YAM Notes: May/June 2020

By Scott G. Sullivan

Aficionados of the sport of rowing have long considered our classmate Rusty Wailes to have been one of the greatest, if not the greatest, oarsman of all times. Until recently, however, the full extent of his amazing accomplishments was not known by all. On February 7, at a New York gathering of the Yale Crew Association, Bill Becklean, who coxed the Olympic champion 1956 crew, pointed out that Rusty won not one or two but three Olympic gold medals—an unprecedented record in the sport and one never likely to be repeated. Rusty took gold in the Yale eight that won in Australia in 1956. He picked up his second medal in Rome in 1960 rowing in a four-man coxless crew, and his last Olympic medal came posthumously, in 2004, when the championship American shell was named the Rusty Wailes. Rusty died in 2002, while rowing in a straight four on Lake Washington in the eponymous state. At the New York event in February, in the presence of Rusty’s daughters, Lynda Wailes DiVito and Maria Wailes Reay, Becklean presented the 1956 medal to the association.

On March 11, Joel Schiavone and David Mackenzie organized a book-launch lunch at Mory’s for Stanley Flink ’45W, formerly head of Yale’s media studies program and a friend of many in our class. At age 95, Flink has written Due Diligence and the News: Searching for a Moral Compass in the Digital Age, whose title is self-explanatory; it’s available at Amazon and bookstores. Your correspondent flew up from New Orleans to attend; David Greenway came down from Boston and Bob Semple, a 1959 graduate but a prep school classmate of our huge Andover contingent, came up from New York. Much fun was had by all, though it was near the outbreak of the coronavirus nightmare; we watched as Yale students were packing up and the university was shutting down. I spent some delightful time with Joel and his charming companion Emly McDiarmid, and also visited class secretary Tim Hogen at his home in historic Stonington, Connecticut. Tim was still feeling the effects of two horrendous operations last year, but was in good spirits and a perfect host.
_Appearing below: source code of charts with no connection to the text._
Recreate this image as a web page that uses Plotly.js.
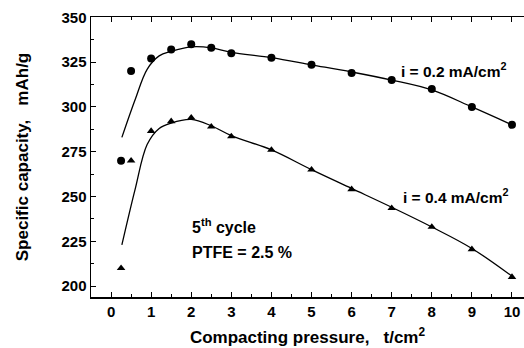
<!DOCTYPE html>
<html>
<head>
<meta charset="utf-8">
<script src="https://cdn.plot.ly/plotly-3.0.1.min.js"></script>
<style>
  html, body { margin: 0; padding: 0; background: #fff; }
  #chart { width: 524px; height: 348px; }
</style>
</head>
<body>
<div id="chart"></div>
<script>
// Measured points: compacting pressure (t/cm2) vs specific capacity (mAh/g)
const pressure = [0.25, 0.5, 1, 1.5, 2, 2.5, 3, 4, 5, 6, 7, 8, 9, 10];
const capLowCurrent = [270, 320, 327, 332, 335, 333, 330, 327.5, 323.5, 319, 315, 310, 300, 290];
const capHighCurrent = [210, 270, 286.5, 292, 294, 289, 283.5, 276, 265, 254, 243.5, 233, 220.5, 205];

// Smoothed trend lines drawn through the data
const fitPressure = [0.27, 0.6, 0.9, 1.2, 1.5, 2, 2.5, 3, 4, 5, 6, 7, 8, 9, 10];
const fitLowCurrent = [283, 304, 321, 328.5, 331, 333.5, 333, 330.5, 327.5, 323.5, 319.5, 315, 309.5, 300, 290];
const fitHighCurrent = [223, 254, 279, 288, 291, 293, 289.5, 284, 276, 265, 254.5, 244, 233, 221, 205.5];

const xTicks = [0, 1, 2, 3, 4, 5, 6, 7, 8, 9, 10];
const yTicks = [200, 225, 250, 275, 300, 325, 350];

const FONT = "Liberation Sans, Arial, sans-serif";

const traces = [
  { x: fitPressure, y: fitLowCurrent, mode: "lines", line: { color: "#000", width: 1.3, shape: "spline", smoothing: 1 }, hoverinfo: "skip" },
  { x: fitPressure, y: fitHighCurrent, mode: "lines", line: { color: "#000", width: 1.3, shape: "spline", smoothing: 1 }, hoverinfo: "skip" },
  { x: pressure, y: capLowCurrent, mode: "markers", marker: { symbol: "circle", size: 8, color: "#000" } },
  { x: pressure, y: capHighCurrent, mode: "markers", marker: { symbol: "triangle-up", size: 7.5, color: "#000" } }
];

const layout = {
  width: 524, height: 348,
  margin: { l: 91, r: 0, t: 17, b: 51 },
  paper_bgcolor: "#fff", plot_bgcolor: "#fff",
  showlegend: false,
  font: { family: FONT, color: "#000" },
  xaxis: {
    range: [-0.5, 10.3],
    tickvals: xTicks, ticktext: xTicks.map(String),
    ticks: "inside", ticklen: 5, tickwidth: 1, tickcolor: "#000",
    minor: { dtick: 0.5, tick0: 0, ticks: "inside", ticklen: 3, tickcolor: "#000" },
    showline: true, linecolor: "#000", linewidth: 1.5, mirror: "ticks",
    showgrid: false, zeroline: false,
    tickfont: { family: FONT, size: 15, color: "#000", weight: "bold" },
    title: { text: "Compacting pressure,   t/cm<sup>2</sup>", font: { family: FONT, size: 17, color: "#000", weight: "bold" }, standoff: 12 }
  },
  yaxis: {
    range: [193.9, 350.2],
    tickvals: yTicks, ticktext: yTicks.map(String),
    ticks: "inside", ticklen: 5, tickwidth: 1, tickcolor: "#000",
    minor: { dtick: 12.5, tick0: 200, ticks: "inside", ticklen: 3, tickcolor: "#000" },
    showline: true, linecolor: "#000", linewidth: 1.5, mirror: false,
    showgrid: false, zeroline: false,
    tickfont: { family: FONT, size: 15, color: "#000", weight: "bold" },
    title: { text: "Specific capacity,   mAh/g", font: { family: FONT, size: 17, color: "#000", weight: "bold" }, standoff: 28 }
  },
  annotations: [
    { x: 7.18, y: 320.5, xref: "x", yref: "y", text: "i = 0.2 mA/cm<sup>2</sup>", showarrow: false, xanchor: "left", yanchor: "middle", font: { family: FONT, size: 15.5, weight: "bold" } },
    { x: 7.23, y: 250.5, xref: "x", yref: "y", text: "i = 0.4 mA/cm<sup>2</sup>", showarrow: false, xanchor: "left", yanchor: "middle", font: { family: FONT, size: 15.5, weight: "bold" } },
    { x: 1.97, y: 233.5, xref: "x", yref: "y", text: "5<sup>th</sup> cycle", showarrow: false, xanchor: "left", yanchor: "middle", font: { family: FONT, size: 16, weight: "bold" } },
    { x: 1.97, y: 218.5, xref: "x", yref: "y", text: "PTFE = 2.5 %", showarrow: false, xanchor: "left", yanchor: "middle", font: { family: FONT, size: 16, weight: "bold" } }
  ]
};

Plotly.newPlot("chart", traces, layout, { displayModeBar: false, staticPlot: true });
</script>
</body>
</html>
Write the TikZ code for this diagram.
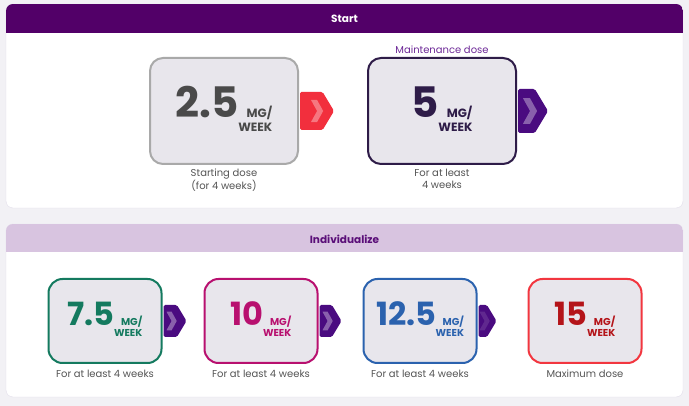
\documentclass[tikz,border=0pt]{standalone}
\usepackage{fontspec}
\setmainfont{Poppins}
\usetikzlibrary{positioning,calc}
\definecolor{pagebg}{HTML}{F2F1F5}
\definecolor{panelline}{HTML}{E2DDEA}
\definecolor{headdark}{HTML}{520068}
\definecolor{headlight}{HTML}{D8C4E0}
\definecolor{headtext}{HTML}{5A0E78}
\definecolor{boxfill}{HTML}{E8E6EC}
\definecolor{grayline}{HTML}{A9A9A9}
\definecolor{graynum}{HTML}{4A4A4A}
\definecolor{redtab}{HTML}{F22F3D}
\definecolor{purpleline}{HTML}{2E1C48}
\definecolor{mainttext}{HTML}{6E2A98}
\definecolor{purpletab}{HTML}{4A0B80}
\definecolor{greenline}{HTML}{147A5F}
\definecolor{magentaline}{HTML}{B8106F}
\definecolor{blueline}{HTML}{2B62AE}
\definecolor{redline}{HTML}{F2363F}
\definecolor{rednum}{HTML}{B41419}
\definecolor{labelgray}{HTML}{555555}
\tikzset{
    dosebox/.style={draw=#1,text=#1,fill=boxfill,line width=2pt,rounded corners=13pt,inner sep=0pt},
    bigbox/.style={minimum width=148pt,minimum height=106pt},
    smallbox/.style={minimum width=113pt,minimum height=84pt,rounded corners=14pt},
    doselabel/.style={text=labelgray,font=\fontsize{10}{12}\selectfont,align=center,inner sep=0pt},
    headtitle/.style={font=\fontsize{10.5}{12}\selectfont\bfseries,inner sep=0pt},
}
\newcommand\dosetext[4]{{\fontsize{#1}{#1}\selectfont\bfseries #4}\hspace{-0.5pt}{\fontsize{#2}{#3}\selectfont\bfseries\begin{tabular}[t]{@{}r@{}}MG/\\WEEK\end{tabular}}}
\newcommand\dosetab[6]{%
    \begin{scope}[shift={($(#1.east)+(1,0)$)}]
        \fill[#4,rounded corners=1.5pt] (0,-#3/2) -- (#2-0.3*#3,-#3/2) -- (#2,0) -- (#2-0.3*#3,#3/2) -- (0,#3/2) -- cycle;
        \fill[white,opacity=#6] (#5,-0.29*#3) -- ++(0.16*#3,0) -- ++(0.16*#3,0.29*#3) -- ++(-0.16*#3,0.29*#3) -- ++(-0.16*#3,0) -- ++(0.16*#3,-0.29*#3) -- cycle;
    \end{scope}}

\begin{document}
\begin{tikzpicture}[x=1pt,y=-1pt]
            \useasboundingbox (0,0) rectangle (689,406);
            \fill[pagebg] (0,0) rectangle (689,406);
            \filldraw[fill=white,draw=panelline,rounded corners=7pt] (6,4) rectangle (683,208);
            \filldraw[fill=white,draw=panelline,rounded corners=7pt] (6,224) rectangle (683,397);
            \begin{scope}
                \clip[rounded corners=7pt] (6,4) rectangle (683,208);
                \fill[headdark] (6,4) rectangle (683,33);
            \end{scope}
            \begin{scope}
                \clip[rounded corners=7pt] (6,224) rectangle (683,397);
                \fill[headlight] (6,224) rectangle (683,252);
            \end{scope}
            \node[headtitle,text=white] (starthead) at (344.5,19) {Start};
            \node[headtitle,text=headtext] (indivhead) at (344.5,239) {Individualize};

            \node[dosebox=grayline,bigbox,text=graynum] (start) at (224,111) {\dosetext{42}{12}{14}{2.5}};
            \node[dosebox=purpleline,bigbox] (maint) at (442,111) {\dosetext{42}{12}{14}{5}};
            \node[doselabel,below=4pt of start] (startnote) {Starting dose\\(for 4 weeks)};
            \node[doselabel,below=4pt of maint] (maintnote) {For at least\\4 weeks};
            \node[doselabel,text=mainttext,above=3pt of maint] (mainttitle) {Maintenance dose};
            \dosetab{start}{34}{38}{redtab}{11}{0.35}
            \dosetab{maint}{30}{44}{purpletab}{5}{0.35}

            \node[dosebox=greenline,smallbox] (seven) at (105,321) {\dosetext{32}{10}{11}{7.5}};
            \node[dosebox=magentaline,smallbox] (ten) at (261,321) {\dosetext{32}{10}{11}{10}};
            \node[dosebox=blueline,smallbox] (twelve) at (420,321) {\dosetext{32}{10}{11}{12.5}};
            \node[dosebox=redline,smallbox,text=rednum] (fifteen) at (585,321) {\dosetext{32}{10}{11}{15}};
            \node[doselabel,below=6pt of seven] (sevennote) {For at least 4 weeks};
            \node[doselabel,below=6pt of ten] (tennote) {For at least 4 weeks};
            \node[doselabel,below=6pt of twelve] (twelvenote) {For at least 4 weeks};
            \node[doselabel,below=6pt of fifteen] (fifteennote) {Maximum dose};
            \dosetab{seven}{23}{32}{purpletab}{3}{0.35}
            \dosetab{ten}{22}{32}{purpletab}{3}{0.35}
            \dosetab{twelve}{18}{32}{purpletab}{1}{0.12}
        \end{tikzpicture}
\end{document}
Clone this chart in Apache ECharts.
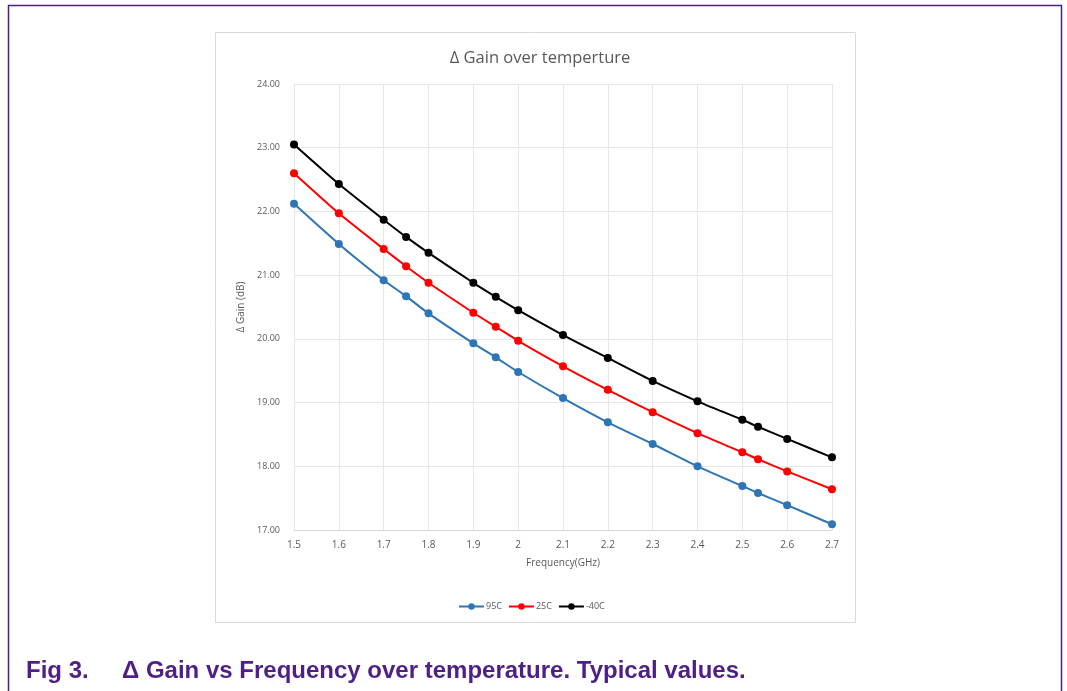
<!DOCTYPE html>
<html>
<head>
<meta charset="utf-8">
<style>
  html, body { margin: 0; padding: 0; background: #fff; }
  #main { width: 1067px; height: 691px; }
</style>
<script src="https://cdn.jsdelivr.net/npm/echarts@6/dist/echarts.min.js"></script>
</head>
<body>
<div id="main"></div>
<script>
// 频率点 (GHz)
var freq = [1.5, 1.6, 1.7, 1.75, 1.8, 1.9, 1.95, 2.0, 2.1, 2.2, 2.3, 2.4, 2.5, 2.535, 2.6, 2.7];
// 各温度下的增益 (dB)
var gain95 = [22.12, 21.49, 20.92, 20.67, 20.40, 19.93, 19.71, 19.48, 19.07, 18.69, 18.35, 18.00, 17.69, 17.58, 17.39, 17.09];
var gain25 = [22.60, 21.97, 21.41, 21.14, 20.88, 20.41, 20.19, 19.97, 19.57, 19.20, 18.85, 18.52, 18.22, 18.11, 17.92, 17.64];
var gainM40 = [23.05, 22.43, 21.87, 21.60, 21.35, 20.88, 20.66, 20.45, 20.06, 19.70, 19.34, 19.02, 18.73, 18.62, 18.43, 18.14];
var seriesNames = ['95C', '25C', '-40C'];
var seriesColors = ['#2E75B6', '#FF0000', '#000000'];

function pairs(ys) {
    return freq.map(function (f, i) { return [f, ys[i]]; });
}

var myChart = echarts.init(document.getElementById('main'));
var font = '"Open Sans", "Noto Sans", sans-serif';
var purple = '#4E1F87';
var capFont = 'bold 24px "Liberation Sans", Arial, sans-serif';

var option = {
    backgroundColor: '#fff',
    animation: false,
    graphic: [
        // 外框（紫色）
        { type: 'polyline', shape: { points: [[8.5, 691], [8.5, 5.5], [1061.5, 5.5], [1061.5, 691]] },
          style: { stroke: purple, lineWidth: 1.5, fill: null } },
        // 图表区域框
        { type: 'rect', shape: { x: 215.5, y: 32.5, width: 640, height: 590 },
          style: { stroke: '#D9D9D9', lineWidth: 1, fill: null }, z: -1 },
        // 图注
        { type: 'text', left: 26, top: 659,
          style: { text: 'Fig 3.', fill: purple, font: capFont } },
        { type: 'text', left: 122, top: 659,
          style: { text: '\u0394 Gain vs Frequency over temperature. Typical values.', fill: purple, font: capFont } }
    ],
    title: {
        text: '\u0394 Gain over temperture',
        left: 535, top: 45, textAlign: 'center',
        textStyle: { fontFamily: font, fontSize: 16.5, fontWeight: 'normal', color: '#595959' }
    },
    legend: {
        data: seriesNames,
        left: 453, top: 597,
        itemWidth: 25, itemHeight: 8, itemGap: 6,
        textStyle: { fontFamily: font, fontSize: 9, color: '#595959', padding: [0, 0, 0, -3] }
    },
    grid: { left: 294, right: 235, top: 84, bottom: 161 },
    xAxis: {
        type: 'value',
        min: 1.5, max: 2.7, interval: 0.1,
        name: 'Frequency(GHz)', nameLocation: 'middle', nameGap: 28,
        nameTextStyle: { fontFamily: font, fontSize: 10, color: '#595959' },
        axisLine: { show: true, lineStyle: { color: '#D9D9D9' } },
        axisTick: { show: false },
        axisLabel: { fontFamily: font, fontSize: 10, color: '#595959', margin: 10,
                     formatter: function (v) { return String(Math.round(v * 10) / 10); } },
        splitLine: { show: true, lineStyle: { color: '#E6E6E6' } }
    },
    yAxis: {
        type: 'value',
        min: 17, max: 24, interval: 1,
        name: '\u0394 Gain (dB)', nameLocation: 'middle', nameGap: 48,
        nameTextStyle: { fontFamily: font, fontSize: 10, color: '#595959' },
        axisLine: { show: false },
        axisTick: { show: false },
        axisLabel: { fontFamily: font, fontSize: 9, color: '#595959', margin: 14,
                     formatter: function (v) { return v.toFixed(2); } },
        splitLine: { show: true, lineStyle: { color: '#E6E6E6' } }
    },
    series: [gain95, gain25, gainM40].map(function (ys, i) {
        return {
            name: seriesNames[i],
            type: 'line',
            data: pairs(ys),
            smooth: 0.2,
            symbol: 'circle',
            symbolSize: 8,
            color: seriesColors[i],
            lineStyle: { width: 2, color: seriesColors[i] },
            itemStyle: { color: seriesColors[i] }
        };
    })
};

myChart.setOption(option);
</script>
</body>
</html>
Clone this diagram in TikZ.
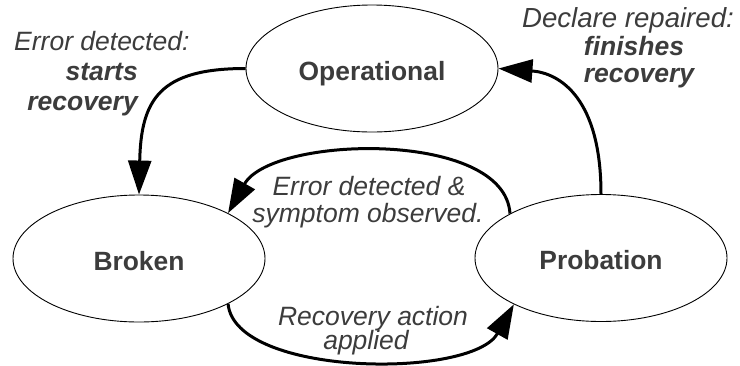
\documentclass[tikz,border=0pt]{standalone}
\usepackage{fontspec}
\setmainfont{Liberation Sans}
\usetikzlibrary{arrows.meta,shapes.geometric}
\definecolor{txt}{RGB}{60,60,60}
\begin{document}
\begin{tikzpicture}[x=1pt,y=-1pt,
  state/.style={ellipse, draw=black, line width=0.9pt, minimum width=252pt,
    minimum height=127pt, inner sep=0pt, text=txt,
    font=\fontsize{26.4}{30}\selectfont\bfseries, text height=23pt, text depth=0pt},
  flow/.style={line width=3pt, -{Triangle[length=34pt,width=23pt]}},
  lbl/.style={inner sep=0pt, text=txt, font=\fontsize{26.5}{30}\selectfont\itshape},
  lblb/.style={inner sep=0pt, text=txt, font=\fontsize{26.5}{30}\selectfont\itshape\bfseries}]
\useasboundingbox (0,0) rectangle (740,365);
\node[state] (op) at (372,68.5) {Operational};
\node[state] (br) at (139,258.5) {Broken};
\node[state] (pr) at (601,258) {Probation};
% connectors
\draw[flow] (op.west) .. controls +(-86,0) and +(2,-95) .. (br.north);
\draw[flow] (pr.north) .. controls +(0,-95) and +(62,4.5) .. (op.east);
\draw[flow] (pr.154) .. controls +(-5,-84) and +(44,-78) .. (br.27);
\draw[flow] (br.-27) .. controls +(7,73) and +(-42,75) .. (pr.208);
% labels
\node[lbl, anchor=base west] (l1a) at (14,50) {Error detected:};
\node[lblb, anchor=base east] (l1b) at (138,80) {starts};
\node[lblb, anchor=base east] (l1c) at (138,110) {recovery};
\node[lbl, anchor=base, font=\fontsize{27.6}{30}\selectfont\itshape] (l2a) at (628,27) {Declare repaired:};
\node[lblb, anchor=base] (l2b) at (634,55) {finishes};
\node[lblb, anchor=base] (l2c) at (639,82) {recovery};
\node[lbl, anchor=base] (l3a) at (369,195) {Error detected \&};
\node[lbl, anchor=base] (l3b) at (368,222) {symptom observed.};
\node[lbl, anchor=base] (l4a) at (373,325) {Recovery action};
\node[lbl, anchor=base] (l4b) at (366,349) {applied};
\end{tikzpicture}
\end{document}
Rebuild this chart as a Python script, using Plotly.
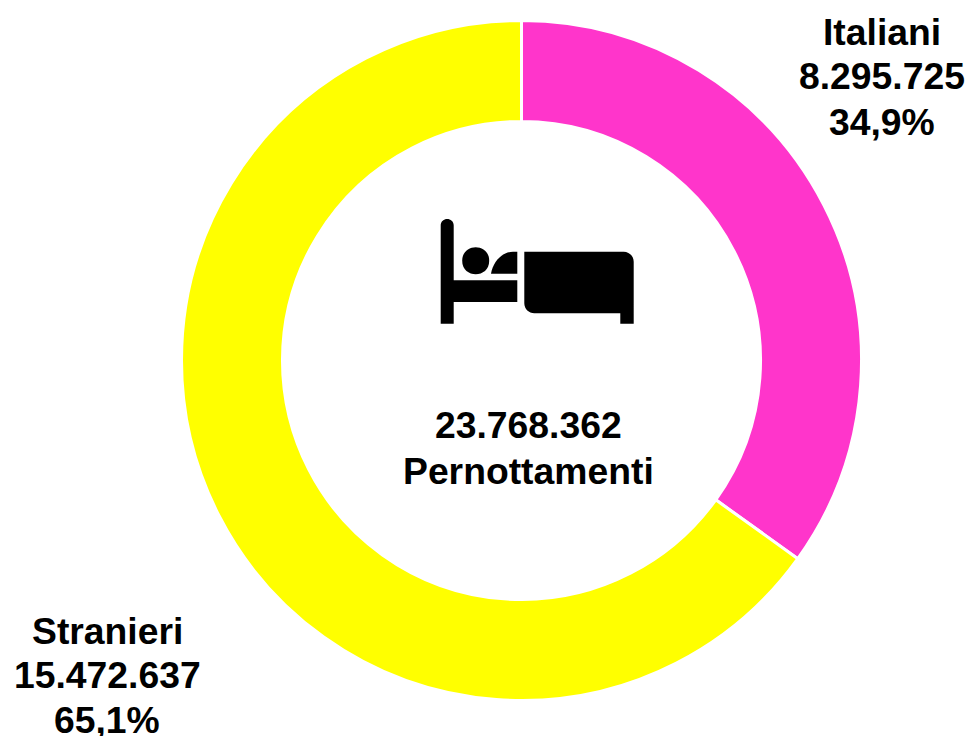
import plotly.graph_objects as go

W, H = 971, 736

labels = ["Italiani", "Stranieri"]
values = [8295725, 15472637]
colors = ["#FF35CB", "#FFFF00"]
label_x = [882, 107]
label_y = [[32, 76, 122], [631, 675, 720]]
center_text = "Pernottamenti"


def it_num(n):
    return f"{n:,}".replace(",", ".")


def px(x):
    return x / W


def py(y):
    return 1 - y / H


def txt(x, y, s):
    return dict(x=px(x), y=py(y), xref="paper", yref="paper", text=s, showarrow=False,
                xanchor="center", yanchor="middle",
                font=dict(family="Liberation Sans", size=37.3, color="black"))


def path(cmds):
    # icon outline given in page pixels
    out = []
    for c in cmds:
        out.append(c[0] + " ".join(f"{px(c[i])} {py(c[i + 1])}" for i in range(1, len(c), 2)))
    return " ".join(out) + " Z"


total = sum(values)

fig = go.Figure(go.Pie(labels=labels, values=values, hole=0.703, sort=False, direction="clockwise",
                       rotation=0, textinfo="none", hoverinfo="label+value+percent",
                       marker=dict(colors=colors, line=dict(color="white", width=3)),
                       domain=dict(x=[px(181.5), px(861.5)], y=[py(700.5), py(20.5)])))

annotations = []
for name, v, x, ys in zip(labels, values, label_x, label_y):
    pct = f"{v / total * 100:.1f}%".replace(".", ",")
    for y, s in zip(ys, [name, it_num(v), pct]):
        annotations.append(txt(x, y, f"<b>{s}</b>"))
annotations.append(txt(528, 425, f"<b>{it_num(total)}</b>"))
annotations.append(txt(528, 471, f"<b>{center_text}</b>"))

# bed icon
icon = [
    # post and bar
    path([("M", 440.7, 323.7), ("L", 440.7, 225.5), ("C", 440.7, 216.8, 453.7, 216.8, 453.7, 225.5),
          ("L", 453.7, 280.3), ("L", 517.3, 280.3), ("L", 517.3, 302), ("L", 453.7, 302), ("L", 453.7, 323.7)]),
    # head
    path([("M", 462.2, 260.7), ("C", 462.2, 242.7, 489.2, 242.7, 489.2, 260.7),
          ("C", 489.2, 278.7, 462.2, 278.7, 462.2, 260.7)]),
    # pillow
    path([("M", 491, 273.7), ("C", 493, 262, 501, 252.5, 513, 251.7), ("L", 517.3, 251.7), ("L", 517.3, 273.7)]),
    # mattress
    path([("M", 524.3, 251.7), ("L", 623.7, 251.7), ("C", 629, 251.7, 633.7, 256, 633.7, 261.7),
          ("L", 633.7, 323.7), ("L", 620.3, 323.7), ("L", 620.3, 313.3), ("L", 534.3, 313.3),
          ("C", 529, 313.3, 524.3, 309, 524.3, 303.3)]),
]

fig.update_layout(width=W, height=H, margin=dict(l=0, r=0, t=0, b=0), showlegend=False,
                  paper_bgcolor="white", annotations=annotations,
                  shapes=[dict(type="path", xref="paper", yref="paper", path=p,
                               fillcolor="black", line=dict(width=0)) for p in icon])

fig.write_html("out.html", config={"displayModeBar": False},
               post_script="document.body.style.margin='0';")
Jonathan Barnett, a friend and fellow Scholar of the House of mine and an outstanding architect, has just published a new book, Designing the Megaregion: Meeting Urban Challenges at a New Scale. The book, available at Amazon and stores, offers plans for dealing with the dozen megaregions (neighboring big cities growing into one) which already exist in the US and will continue to form. Jonathan took his architecture degree at Yale and has taught at the University of Pennsylvania for decades. He is a renowned architect, urban planner, and teacher, with countless awards for his work.

Chick Dickey writes to announce that he has finally retired and moved to the country after 30 years of practicing law in New York. He and his wife, Janine, remain active, however, on the board of Horizon International, a Yale-based NPO, which recently published the second volume of Water and Sanitation-Related Diseases and the Changing Environment: Challenges, Interventions and Preventive Measures, with essays by 75 experts and edited by Janine Selendy.

We have lost two more fine classmates.

Our single Iranian member, Dr. Khosrow Nasr, died January 21 in Sacramento. After Yale, he took his medical degree at Columbia and did a residency in gastroenterology at Chicago; in 1968, he returned to his native Persia and joined the staff of the Pahlavi University in Shiraz, where he became chair of the department of medicine and then dean of the medical school. After the Islamic takeover in 1979, he moved to private practice in Teheran. In 1986, he returned to the States and joined a group of gastroenterologists. He is survived by two daughters and by a brother and nephew who were both in Silliman College.

Brigadier General Tom Cushing died February 5 in Shepherdstown, West Virginia. Tom served 33 years in the US military—two years of active duty (including a year and a half in Korea with the First Cavalry division) and 31 years in the reserves. In 1960, he moved to Lancaster, Pennsylvania, where he managed a pharmacy for 20 years, while always continuing his reserve activities. In 1980, he moved to Washington and worked in the Pentagon, where he served in the defense guidance office and later in the Defense Security Agency as program director of international military education and training. He also served in the 97th Army Reserve Command at Fort Meade, Maryland, and graduated from the US Army War College. In 1991, he moved to Shepherdstown and worked for the Veterans Health Administration till his retirement in 2002.

Stay safe. Stay healthy. Till next issue.